This is how Dolphin trainers look to Dolphins.
It looks like Marineland, a Sea World style family fun park in Napier, New Zealand will no longer be allowed to imprison and force Dolphins to perform for fat and giggling crowds. Marineland will not be granted the necessary licenses to capture any more Dolphins and once their last elderly Dolphin Kelly dies, Marineland will close. More than four million people have visited Marineland since it opened in the mid-1960s, but attendance has been shit since dolphin Shona died in April 2006, leaving Kelly alone and miserable in the Dolphin pool. It looks like New Zealand's environmental select committee understands that capturing Dolphins and keeping them in captivity is cruel. Bravo!
Read.

SCUBA Dogs: They will never be able to tell the difference.
Why not keep Dolphins in captivity?
- 53% of Dolphins that actually survive the capture die within 90 days.
- Half of captured Dolphins die within the first two years of captivity. The average lifespan of a surviving captive Dolphin is only 5 years. The average life span of a dolphin in the wild is 45 years, this despite their exposure to predators like Sharks.
- In many tanks the water is full of chemicals as well as bacteria, causing blindness in Dolphins.
- Captive-bred Dolphin babies are usually kept secret from the public for months. Why? Because there is an accepted extremely high mortality rate for captive bred Dolphins.
- Some marine parks underfeed their Dolphins in order to get them to perform tricks for food.
- Dolphins travel up to 100 miles a day in the wild. Confined Dolphins often hurt themselves--smashing their heads and snouts against the walls of their small enclosures. This behavior is similar to how captive Lions, Tigers, and Bears circle and pace in their enclosures...bluntly put, the animals are driven insane by their captivity.
- Dolphins are used to hunting live Fish. Feeding them dead fish robs them of mental and physical stimulation making them despondent and bored. Dolphins are not Cats or Dogs.
- Captive Dolphins often establish pecking orders and competitive social structures that don't exist in the wild. As a result, captive Dolphins often fight and injure each other.
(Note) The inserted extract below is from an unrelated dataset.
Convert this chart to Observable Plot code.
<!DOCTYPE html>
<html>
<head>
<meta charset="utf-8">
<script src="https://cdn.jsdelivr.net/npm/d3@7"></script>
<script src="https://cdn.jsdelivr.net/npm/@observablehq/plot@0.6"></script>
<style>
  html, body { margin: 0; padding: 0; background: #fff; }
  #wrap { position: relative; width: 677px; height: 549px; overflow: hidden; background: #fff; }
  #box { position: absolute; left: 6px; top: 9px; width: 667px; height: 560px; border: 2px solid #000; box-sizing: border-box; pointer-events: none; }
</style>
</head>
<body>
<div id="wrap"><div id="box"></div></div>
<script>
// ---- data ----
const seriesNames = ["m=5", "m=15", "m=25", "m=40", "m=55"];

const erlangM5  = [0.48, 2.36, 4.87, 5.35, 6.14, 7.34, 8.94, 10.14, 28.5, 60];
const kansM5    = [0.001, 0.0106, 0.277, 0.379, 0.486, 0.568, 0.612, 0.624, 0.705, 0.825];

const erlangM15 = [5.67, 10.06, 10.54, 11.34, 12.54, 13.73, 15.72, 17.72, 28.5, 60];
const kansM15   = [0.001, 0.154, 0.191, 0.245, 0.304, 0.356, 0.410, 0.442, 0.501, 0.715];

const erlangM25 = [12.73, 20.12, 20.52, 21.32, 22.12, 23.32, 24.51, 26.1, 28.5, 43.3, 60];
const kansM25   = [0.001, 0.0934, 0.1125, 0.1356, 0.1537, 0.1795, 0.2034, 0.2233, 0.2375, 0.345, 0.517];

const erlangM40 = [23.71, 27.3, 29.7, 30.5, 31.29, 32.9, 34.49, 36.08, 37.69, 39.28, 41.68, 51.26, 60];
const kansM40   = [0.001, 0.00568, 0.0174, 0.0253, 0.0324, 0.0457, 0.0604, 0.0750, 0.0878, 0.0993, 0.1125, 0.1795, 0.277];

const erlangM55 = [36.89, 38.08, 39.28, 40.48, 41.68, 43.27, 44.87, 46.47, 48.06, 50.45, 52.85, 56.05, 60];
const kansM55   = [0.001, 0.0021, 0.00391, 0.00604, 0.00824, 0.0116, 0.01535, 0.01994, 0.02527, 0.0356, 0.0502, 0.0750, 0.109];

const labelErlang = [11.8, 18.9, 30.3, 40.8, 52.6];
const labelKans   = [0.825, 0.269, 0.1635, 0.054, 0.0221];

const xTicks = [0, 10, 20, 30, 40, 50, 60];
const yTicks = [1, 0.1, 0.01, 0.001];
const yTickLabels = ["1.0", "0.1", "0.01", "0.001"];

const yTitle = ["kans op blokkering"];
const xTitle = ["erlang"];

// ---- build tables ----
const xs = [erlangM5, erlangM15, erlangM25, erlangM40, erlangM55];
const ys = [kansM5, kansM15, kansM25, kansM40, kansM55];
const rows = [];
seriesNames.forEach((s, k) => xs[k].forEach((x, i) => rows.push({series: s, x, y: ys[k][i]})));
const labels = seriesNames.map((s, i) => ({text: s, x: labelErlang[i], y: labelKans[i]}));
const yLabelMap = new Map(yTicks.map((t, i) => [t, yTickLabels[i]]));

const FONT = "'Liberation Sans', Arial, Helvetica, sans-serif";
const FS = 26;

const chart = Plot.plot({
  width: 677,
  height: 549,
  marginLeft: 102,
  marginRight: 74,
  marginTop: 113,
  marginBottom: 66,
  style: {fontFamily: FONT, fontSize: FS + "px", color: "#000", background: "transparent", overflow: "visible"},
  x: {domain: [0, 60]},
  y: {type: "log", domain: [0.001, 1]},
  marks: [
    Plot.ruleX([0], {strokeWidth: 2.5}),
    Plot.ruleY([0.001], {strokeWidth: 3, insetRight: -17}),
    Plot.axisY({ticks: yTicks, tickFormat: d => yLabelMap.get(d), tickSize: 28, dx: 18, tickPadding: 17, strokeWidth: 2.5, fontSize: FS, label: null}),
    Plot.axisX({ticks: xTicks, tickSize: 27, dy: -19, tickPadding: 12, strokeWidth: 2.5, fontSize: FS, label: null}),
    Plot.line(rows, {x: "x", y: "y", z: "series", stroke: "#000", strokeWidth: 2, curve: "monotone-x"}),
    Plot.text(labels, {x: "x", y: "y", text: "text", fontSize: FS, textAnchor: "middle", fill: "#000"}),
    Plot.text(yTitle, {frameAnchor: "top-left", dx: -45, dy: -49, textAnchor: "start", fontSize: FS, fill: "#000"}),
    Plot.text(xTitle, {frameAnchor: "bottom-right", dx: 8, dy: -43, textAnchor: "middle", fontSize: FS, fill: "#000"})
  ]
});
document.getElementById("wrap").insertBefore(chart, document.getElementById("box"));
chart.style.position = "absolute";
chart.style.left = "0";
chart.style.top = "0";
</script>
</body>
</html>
Thanks to Pete for the story idea.
--El Tiburon
technorati tags: Marineland, Sea World, Sharks, Dolphins, New Zealand, Napier
2 comments
You can always get into marine biology and study Dolphins in their natural habitats. He-who-channels-Sharky fin-kicks himself everyday that he never got a marine biology degree.
I knew a guy in San Diego that used to work with Killer Whales at Sea World. You would think that Sea World would have treated him fairly well, him being an expert in the water, fearless, great with the Whales, willing to get in the water with one of the Earth's top predators, etc. They paid him something like 10 bucks an hour!
Take Sharky's advice. Marine Biology. University Tenure. Do it!